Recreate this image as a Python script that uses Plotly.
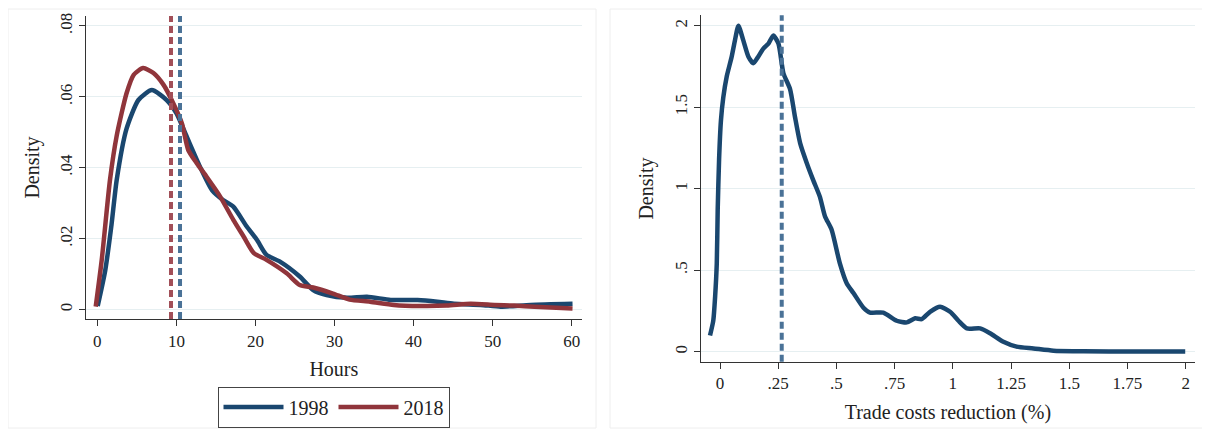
import plotly.graph_objects as go

# ---- Left panel: density of hours, 1998 vs 2018 ----
hours_1998 = [0.05, 1.0, 1.8, 2.45, 3.7, 5.2, 6.9, 8.77, 10.0, 11.3, 12.98, 14.5, 15.9, 17.2, 18.9, 20.2, 21.4,
              23.1, 25.6, 27.3, 29.0, 31.6, 34.1, 37.1, 40.5, 43.0, 45.1, 48.5, 51.0, 54.8, 60.1]
dens_1998 = [0.0010, 0.0110, 0.0240, 0.0365, 0.0510, 0.0591, 0.0619, 0.0591, 0.0554, 0.0488, 0.0403, 0.0337,
             0.0309, 0.0290, 0.0234, 0.0196, 0.0154, 0.0135, 0.0093, 0.0055, 0.0041, 0.0033, 0.0036, 0.0027,
             0.0027, 0.0022, 0.0016, 0.0013, 0.0008, 0.0013, 0.0016]

hours_2018 = [-0.2, 0.56, 1.6, 2.45, 3.7, 4.6, 5.8, 7.1, 8.4, 9.6, 10.7, 11.5, 12.6, 13.8, 15.5, 17.2, 18.5, 19.8,
              21.4, 23.95, 25.6, 27.3, 29.8, 31.9, 34.5, 37.5, 40.8, 44.2, 47.2, 50.2, 52.7, 55.3, 60.1]
dens_2018 = [0.0008, 0.0140, 0.0365, 0.0490, 0.0610, 0.0662, 0.0681, 0.0667, 0.0633, 0.0582, 0.0525, 0.0450,
             0.0412, 0.0375, 0.0320, 0.0253, 0.0206, 0.0159, 0.0140, 0.0102, 0.0069, 0.0062, 0.0045, 0.0028,
             0.0022, 0.0013, 0.0010, 0.0011, 0.0016, 0.0013, 0.0011, 0.0008, 0.0003]

mean_hours = {"1998": 10.46, "2018": 9.32}

left_xticks = [0, 10, 20, 30, 40, 50, 60]
left_yticks = [0, 0.02, 0.04, 0.06, 0.08]
left_ytext = ["0", ".02", ".04", ".06", ".08"]

# ---- Right panel: density of trade costs reduction ----
tcr_x = [-0.043, -0.029, -0.021, -0.014, -0.010, -0.004, 0.004, 0.014, 0.029, 0.050, 0.064, 0.079, 0.100,
         0.122, 0.143, 0.164, 0.186, 0.208, 0.229, 0.251, 0.272, 0.301, 0.322, 0.344, 0.372, 0.401, 0.429,
         0.451, 0.479, 0.515, 0.544, 0.573, 0.616, 0.644, 0.701, 0.759, 0.802, 0.838, 0.866, 0.902, 0.945,
         0.988, 1.024, 1.060, 1.117, 1.160, 1.217, 1.274, 1.346, 1.432, 1.561, 1.776, 1.998]
tcr_y = [0.10, 0.19, 0.34, 0.54, 0.87, 1.18, 1.42, 1.56, 1.69, 1.81, 1.91, 2.00, 1.91,
         1.81, 1.77, 1.81, 1.86, 1.89, 1.94, 1.89, 1.71, 1.61, 1.44, 1.28, 1.16, 1.05, 0.95,
         0.83, 0.75, 0.54, 0.42, 0.36, 0.27, 0.24, 0.24, 0.19, 0.18, 0.205, 0.20, 0.245, 0.276,
         0.245, 0.19, 0.143, 0.143, 0.113, 0.061, 0.031, 0.020, 0.006, 0.003, 0.001, 0.001]
mean_tcr = 0.265

right_xticks = [0, 0.25, 0.5, 0.75, 1, 1.25, 1.5, 1.75, 2]
right_xtext = ["0", ".25", ".5", ".75", "1", "1.25", "1.5", "1.75", "2"]
right_yticks = [0, 0.5, 1, 1.5, 2]
right_ytext = ["0", ".5", "1", "1.5", "2"]

BLUE = "#1a476f"
RED = "#90353b"
BLUE_D = "#4a7297"
RED_D = "#a24f58"
GRID = "#e6eff1"
FONT = "Liberation Serif"
W, H = 1210, 430
OX, OY = 8, 8  # page body offset of the plot div


def px_x(v):
    return (v - OX) / W


def px_y(v):
    return 1 - (v - OY) / H


fig = go.Figure()

fig.add_trace(go.Scatter(x=hours_1998, y=dens_1998, mode="lines", name="1998",
                         line=dict(color=BLUE, width=4.5, shape="spline", smoothing=0.6),
                         xaxis="x", yaxis="y"))
fig.add_trace(go.Scatter(x=hours_2018, y=dens_2018, mode="lines", name="2018",
                         line=dict(color=RED, width=4.5, shape="spline", smoothing=0.6),
                         xaxis="x", yaxis="y"))
fig.add_trace(go.Scatter(x=tcr_x, y=tcr_y, mode="lines", name="tcr", showlegend=False,
                         line=dict(color=BLUE, width=4.5, shape="spline", smoothing=0.6),
                         xaxis="x2", yaxis="y2"))

# dashed mean lines
fig.add_shape(type="line", xref="x", yref="y domain", x0=mean_hours["2018"], x1=mean_hours["2018"],
              y0=0, y1=1, line=dict(color=RED_D, width=4, dash="7px,4px"))
fig.add_shape(type="line", xref="x", yref="y domain", x0=mean_hours["1998"], x1=mean_hours["1998"],
              y0=0, y1=1, line=dict(color=BLUE_D, width=4, dash="7px,4px"))
fig.add_shape(type="line", xref="x2", yref="y2 domain", x0=mean_tcr, x1=mean_tcr,
              y0=0, y1=1, line=dict(color=BLUE_D, width=4, dash="7px,4px"))

# faint panel frames
fig.add_shape(type="rect", xref="paper", yref="paper", x0=px_x(8), x1=px_x(596), y0=px_y(428), y1=px_y(9),
              line=dict(color="#eeeeee", width=1), layer="below")
fig.add_shape(type="rect", xref="paper", yref="paper", x0=px_x(610), x1=px_x(1205), y0=px_y(428), y1=px_y(9),
              line=dict(color="#eeeeee", width=1), layer="below")

axis_common = dict(showline=True, linecolor="#333333", linewidth=1.2, ticks="outside", ticklen=6,
                   tickcolor="#333333", tickfont=dict(family=FONT, size=17, color="#222222"),
                   zeroline=False, mirror=False, automargin=False)

fig.update_layout(
    width=W, height=H,
    margin=dict(l=0, r=0, t=0, b=0, autoexpand=False),
    paper_bgcolor="white", plot_bgcolor="white",
    font=dict(family=FONT, color="#222222"),
    xaxis=dict(domain=[px_x(86), px_x(581.7)], range=[-1.43, 61.26], tickvals=left_xticks,
               showgrid=False, anchor="y",
               title=dict(text="Hours", font=dict(family=FONT, size=20), standoff=12),
               **axis_common),
    yaxis=dict(domain=[px_y(319), px_y(16)], range=[-0.00268, 0.0828], tickvals=left_yticks,
               ticktext=left_ytext, tickangle=-90, showgrid=True, gridcolor=GRID, gridwidth=1.2,
               anchor="x",
               title=dict(text="Density", font=dict(family=FONT, size=20), standoff=12),
               **axis_common),
    xaxis2=dict(domain=[px_x(700.7), px_x(1195)], range=[-0.083, 2.04], tickvals=right_xticks,
                ticktext=right_xtext, showgrid=False, anchor="y2",
                title=dict(text="Trade costs reduction (%)", font=dict(family=FONT, size=20), standoff=12),
                **axis_common),
    yaxis2=dict(domain=[px_y(361.7), px_y(15.3)], range=[-0.0613, 2.064], tickvals=right_yticks,
                ticktext=right_ytext, tickangle=-90, showgrid=True, gridcolor=GRID, gridwidth=1.2,
                anchor="x2",
                title=dict(text="Density", font=dict(family=FONT, size=20), standoff=12),
                **axis_common),
    legend=dict(orientation="h", x=px_x(333.5), y=px_y(407), xanchor="center", yanchor="middle",
                bordercolor="#444444", borderwidth=1, bgcolor="white",
                font=dict(family=FONT, size=20), itemwidth=60),
    showlegend=True,
)

fig.write_html("out.html")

________________

[Direction] Transcribe all of the material exactly, leaving out whatever pictures it contains.

[Written response]
Recreate this image as a Python script that uses Plotly.
import plotly.graph_objects as go

# ---- Left panel: density of hours, 1998 vs 2018 ----
hours_1998 = [0.05, 1.0, 1.8, 2.45, 3.7, 5.2, 6.9, 8.77, 10.0, 11.3, 12.98, 14.5, 15.9, 17.2, 18.9, 20.2, 21.4,
              23.1, 25.6, 27.3, 29.0, 31.6, 34.1, 37.1, 40.5, 43.0, 45.1, 48.5, 51.0, 54.8, 60.1]
dens_1998 = [0.0010, 0.0110, 0.0240, 0.0365, 0.0510, 0.0591, 0.0619, 0.0591, 0.0554, 0.0488, 0.0403, 0.0337,
             0.0309, 0.0290, 0.0234, 0.0196, 0.0154, 0.0135, 0.0093, 0.0055, 0.0041, 0.0033, 0.0036, 0.0027,
             0.0027, 0.0022, 0.0016, 0.0013, 0.0008, 0.0013, 0.0016]

hours_2018 = [-0.2, 0.56, 1.6, 2.45, 3.7, 4.6, 5.8, 7.1, 8.4, 9.6, 10.7, 11.5, 12.6, 13.8, 15.5, 17.2, 18.5, 19.8,
              21.4, 23.95, 25.6, 27.3, 29.8, 31.9, 34.5, 37.5, 40.8, 44.2, 47.2, 50.2, 52.7, 55.3, 60.1]
dens_2018 = [0.0008, 0.0140, 0.0365, 0.0490, 0.0610, 0.0662, 0.0681, 0.0667, 0.0633, 0.0582, 0.0525, 0.0450,
             0.0412, 0.0375, 0.0320, 0.0253, 0.0206, 0.0159, 0.0140, 0.0102, 0.0069, 0.0062, 0.0045, 0.0028,
             0.0022, 0.0013, 0.0010, 0.0011, 0.0016, 0.0013, 0.0011, 0.0008, 0.0003]

mean_hours = {"1998": 10.46, "2018": 9.32}

left_xticks = [0, 10, 20, 30, 40, 50, 60]
left_yticks = [0, 0.02, 0.04, 0.06, 0.08]
left_ytext = ["0", ".02", ".04", ".06", ".08"]

# ---- Right panel: density of trade costs reduction ----
tcr_x = [-0.043, -0.029, -0.021, -0.014, -0.010, -0.004, 0.004, 0.014, 0.029, 0.050, 0.064, 0.079, 0.100,
         0.122, 0.143, 0.164, 0.186, 0.208, 0.229, 0.251, 0.272, 0.301, 0.322, 0.344, 0.372, 0.401, 0.429,
         0.451, 0.479, 0.515, 0.544, 0.573, 0.616, 0.644, 0.701, 0.759, 0.802, 0.838, 0.866, 0.902, 0.945,
         0.988, 1.024, 1.060, 1.117, 1.160, 1.217, 1.274, 1.346, 1.432, 1.561, 1.776, 1.998]
tcr_y = [0.10, 0.19, 0.34, 0.54, 0.87, 1.18, 1.42, 1.56, 1.69, 1.81, 1.91, 2.00, 1.91,
         1.81, 1.77, 1.81, 1.86, 1.89, 1.94, 1.89, 1.71, 1.61, 1.44, 1.28, 1.16, 1.05, 0.95,
         0.83, 0.75, 0.54, 0.42, 0.36, 0.27, 0.24, 0.24, 0.19, 0.18, 0.205, 0.20, 0.245, 0.276,
         0.245, 0.19, 0.143, 0.143, 0.113, 0.061, 0.031, 0.020, 0.006, 0.003, 0.001, 0.001]
mean_tcr = 0.265

right_xticks = [0, 0.25, 0.5, 0.75, 1, 1.25, 1.5, 1.75, 2]
right_xtext = ["0", ".25", ".5", ".75", "1", "1.25", "1.5", "1.75", "2"]
right_yticks = [0, 0.5, 1, 1.5, 2]
right_ytext = ["0", ".5", "1", "1.5", "2"]

BLUE = "#1a476f"
RED = "#90353b"
BLUE_D = "#4a7297"
RED_D = "#a24f58"
GRID = "#e6eff1"
FONT = "Liberation Serif"
W, H = 1210, 430
OX, OY = 8, 8  # page body offset of the plot div


def px_x(v):
    return (v - OX) / W


def px_y(v):
    return 1 - (v - OY) / H


fig = go.Figure()

fig.add_trace(go.Scatter(x=hours_1998, y=dens_1998, mode="lines", name="1998",
                         line=dict(color=BLUE, width=4.5, shape="spline", smoothing=0.6),
                         xaxis="x", yaxis="y"))
fig.add_trace(go.Scatter(x=hours_2018, y=dens_2018, mode="lines", name="2018",
                         line=dict(color=RED, width=4.5, shape="spline", smoothing=0.6),
                         xaxis="x", yaxis="y"))
fig.add_trace(go.Scatter(x=tcr_x, y=tcr_y, mode="lines", name="tcr", showlegend=False,
                         line=dict(color=BLUE, width=4.5, shape="spline", smoothing=0.6),
                         xaxis="x2", yaxis="y2"))

# dashed mean lines
fig.add_shape(type="line", xref="x", yref="y domain", x0=mean_hours["2018"], x1=mean_hours["2018"],
              y0=0, y1=1, line=dict(color=RED_D, width=4, dash="7px,4px"))
fig.add_shape(type="line", xref="x", yref="y domain", x0=mean_hours["1998"], x1=mean_hours["1998"],
              y0=0, y1=1, line=dict(color=BLUE_D, width=4, dash="7px,4px"))
fig.add_shape(type="line", xref="x2", yref="y2 domain", x0=mean_tcr, x1=mean_tcr,
              y0=0, y1=1, line=dict(color=BLUE_D, width=4, dash="7px,4px"))

# faint panel frames
fig.add_shape(type="rect", xref="paper", yref="paper", x0=px_x(8), x1=px_x(596), y0=px_y(428), y1=px_y(9),
              line=dict(color="#eeeeee", width=1), layer="below")
fig.add_shape(type="rect", xref="paper", yref="paper", x0=px_x(610), x1=px_x(1205), y0=px_y(428), y1=px_y(9),
              line=dict(color="#eeeeee", width=1), layer="below")

axis_common = dict(showline=True, linecolor="#333333", linewidth=1.2, ticks="outside", ticklen=6,
                   tickcolor="#333333", tickfont=dict(family=FONT, size=17, color="#222222"),
                   zeroline=False, mirror=False, automargin=False)

fig.update_layout(
    width=W, height=H,
    margin=dict(l=0, r=0, t=0, b=0, autoexpand=False),
    paper_bgcolor="white", plot_bgcolor="white",
    font=dict(family=FONT, color="#222222"),
    xaxis=dict(domain=[px_x(86), px_x(581.7)], range=[-1.43, 61.26], tickvals=left_xticks,
               showgrid=False, anchor="y",
               title=dict(text="Hours", font=dict(family=FONT, size=20), standoff=12),
               **axis_common),
    yaxis=dict(domain=[px_y(319), px_y(16)], range=[-0.00268, 0.0828], tickvals=left_yticks,
               ticktext=left_ytext, tickangle=-90, showgrid=True, gridcolor=GRID, gridwidth=1.2,
               anchor="x",
               title=dict(text="Density", font=dict(family=FONT, size=20), standoff=12),
               **axis_common),
    xaxis2=dict(domain=[px_x(700.7), px_x(1195)], range=[-0.083, 2.04], tickvals=right_xticks,
                ticktext=right_xtext, showgrid=False, anchor="y2",
                title=dict(text="Trade costs reduction (%)", font=dict(family=FONT, size=20), standoff=12),
                **axis_common),
    yaxis2=dict(domain=[px_y(361.7), px_y(15.3)], range=[-0.0613, 2.064], tickvals=right_yticks,
                ticktext=right_ytext, tickangle=-90, showgrid=True, gridcolor=GRID, gridwidth=1.2,
                anchor="x2",
                title=dict(text="Density", font=dict(family=FONT, size=20), standoff=12),
                **axis_common),
    legend=dict(orientation="h", x=px_x(333.5), y=px_y(407), xanchor="center", yanchor="middle",
                bordercolor="#444444", borderwidth=1, bgcolor="white",
                font=dict(family=FONT, size=20), itemwidth=60),
    showlegend=True,
)

fig.write_html("out.html")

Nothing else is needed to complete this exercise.